Vietnam’s Role in Understanding Social and Economic Change in Mainland Southeast Asia from c. 5000 – 3500 BP

Global Pasts lecture
Prof Philip Piper (Australian National University)
Please email admin@prehistoricsociety.org to book your place: zoom link will be emailed to you 3 days before the event.
Piper banner


The earliest rice agriculturalists in East Asia emerged in the Yangzi River region between 9000 and 6000 BP, before eventually spreading into MSEA (and Island SE Asia) from southern China. It is commonly believed that the first sedentary agricultural communities arrived in Mainland Southeast Asia (MSEA) between 4500 – 4000 BP. This led to a reshaping of economic strategies, and a marked transformation in the types and diversity of pottery and stone tools being produced, the appearance of a variety of new ornaments manufactured from a range of raw materials, and new ways of burying the deceased. However, our understanding of the timing and nature of the transition from foraging to farming in MSEA is limited by the existence of a significant gap in the archaeological record in the crucial millennium between 5000 and 4000 BP, a period during which indigenous societies exclusively hunted and foraged in most of MSEA began to give way to open-air sedentary settlement and new modes of living that included agriculture.

Vietnam possesses some of the best-preserved early 5th to mid- 3rd millennium BP archaeological sites anywhere in Southeast Asia. They are often deeply stratified open air settlements and/or shell mounds with evidence of singular or multiple occupations with varying lengths of residency. Combined, these sites not only provide the foundations for constructing a robust long sequence chronology that records economic and social change through time, but also enable investigation into similarities and variability in material culture attributes between contemporaneous prehistoric communities across the region.

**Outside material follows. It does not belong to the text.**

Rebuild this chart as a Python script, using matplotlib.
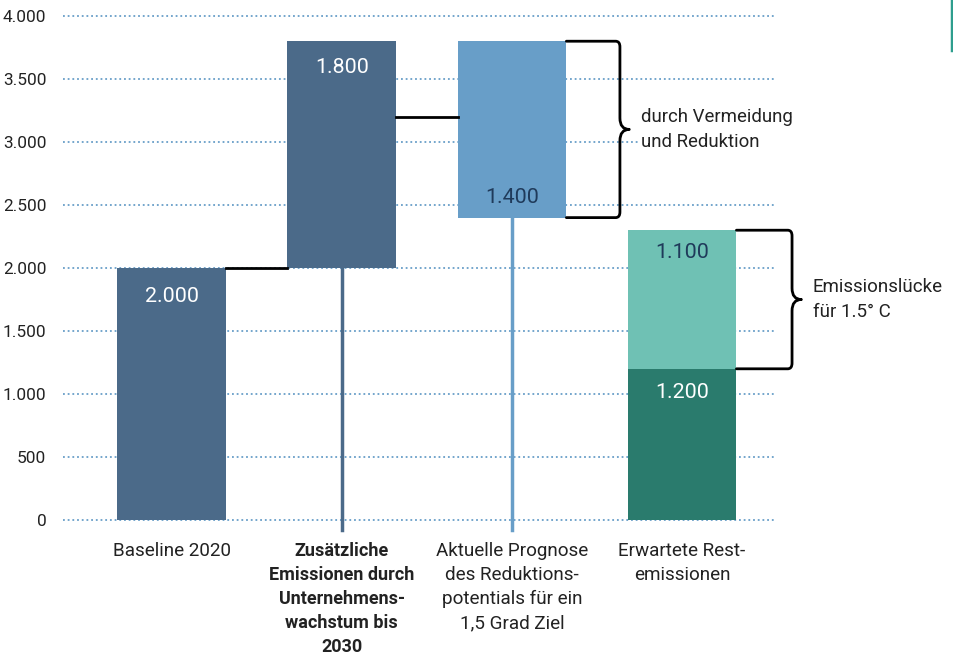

In this presentation I will discuss recent research on archaeological settlement sites in Vietnam that have provided important new insights into the emergence of what is commonly referred to as the ‘Neolithic’ in Vietnam. The research has demonstrated that before 5000 cal. BP (or even slightly earlier) we observe the early arrival of new aspects of material culture being introduced and incorporated into existing local MSEA community repertoires. From c. 5000 BP onwards the first open-air (probably sedentary) settlements emerge, initially along the coastlines of MSEA before establishment on inland riverine terraces. By 4000 BP sedentary settlements were located from the mountainous interior to the coastal plains. Variability in material culture suggests cultural and social diversification had occurred, craft specialisation had developed, and complex trading networks were already well-established.